Apple received Chinese regulatory approval for an iPad device last week, signaling that the company plans on bringing its newest tablet to the country, even as it faces a continuing legal battle over the iPad trademark. Visit iPad 4 release date, specs and rumour round-up.
The iPad device was granted the China Compulsory Certification by the China Quality Certification Center according to the regulator's website. The certification is a mandatory stamp necessary for Apple to sell the device in the country.
In China, Apple has historically launched its hottest new products weeks to months after they go on sale in the U.S. While the company has yet to announce when it will launch its newest version of the iPad in the country, unauthorized Chinese Apple vendors have managed to smuggle in their own product and sell them for higher prices.

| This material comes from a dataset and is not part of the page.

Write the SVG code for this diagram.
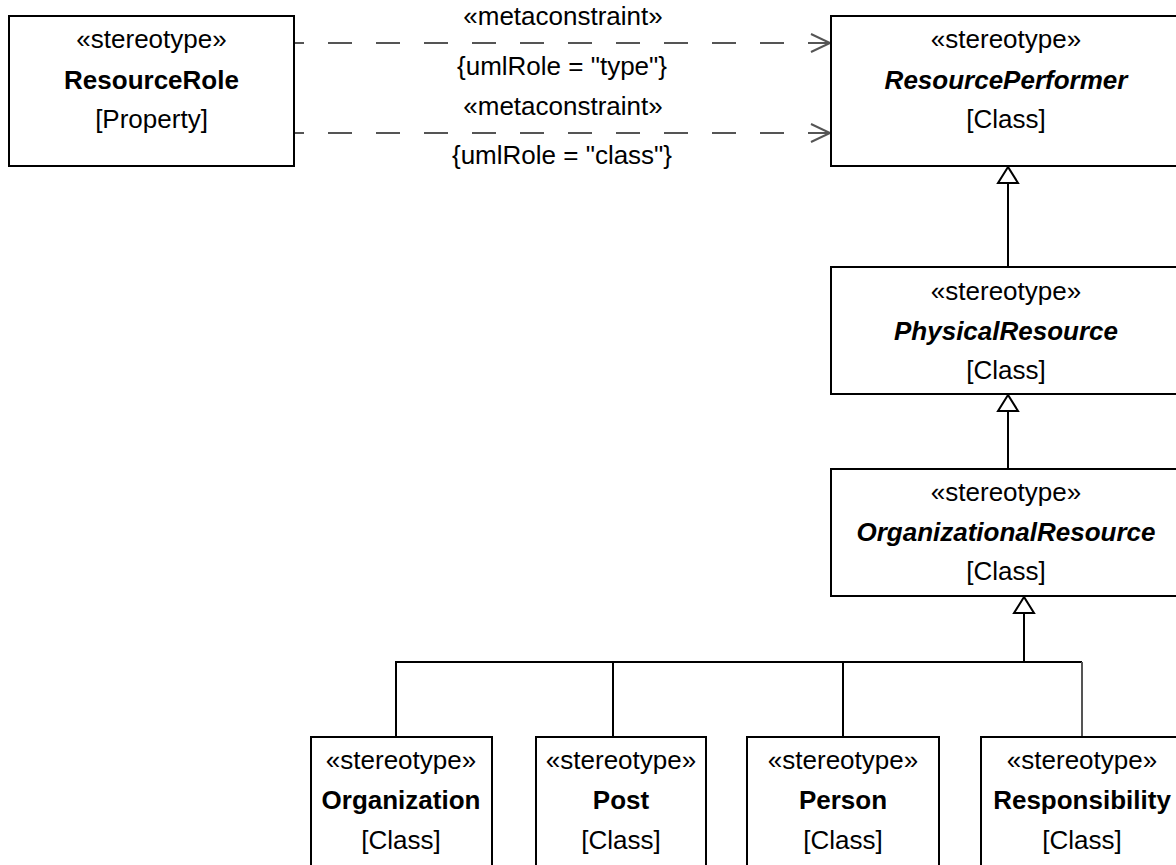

Apple's iPad sales, however, are already facing Chinese regulatory scrutiny because of an ongoing legal dispute over who owns the iPad trademark name in the country.
Chinese firm Proview claims to have actual ownership of the trademarks since 2001, and denies ever selling them to Apple. The company has filed lawsuits and dozens of complaints with authorities demanding all iPad sales be stopped because of trademark infringement. A higher court in Guangzhou, China, is currently deliberating the case.
3G versions of Apple's iPad will still need Chinese regulatory approval for a network access permit, according to experts. But even with the approval, Chinese authorities could still decide to intervene, given the ongoing trademark dispute, said Sun Peilin, an analyst with Beijing-based research firm Analysys International.
Pin-Chen Tang, an analyst with research firm Canalys, however, noted that iPads are still being sold through official channels in China. He expects Apple to face no additional approval in gaining permission to sell its latest iPad in the country.
Apple's iPad dominated China's tablet market at the end of the fourth quarter, with a 69.3 percent share, according to research firm Canalys.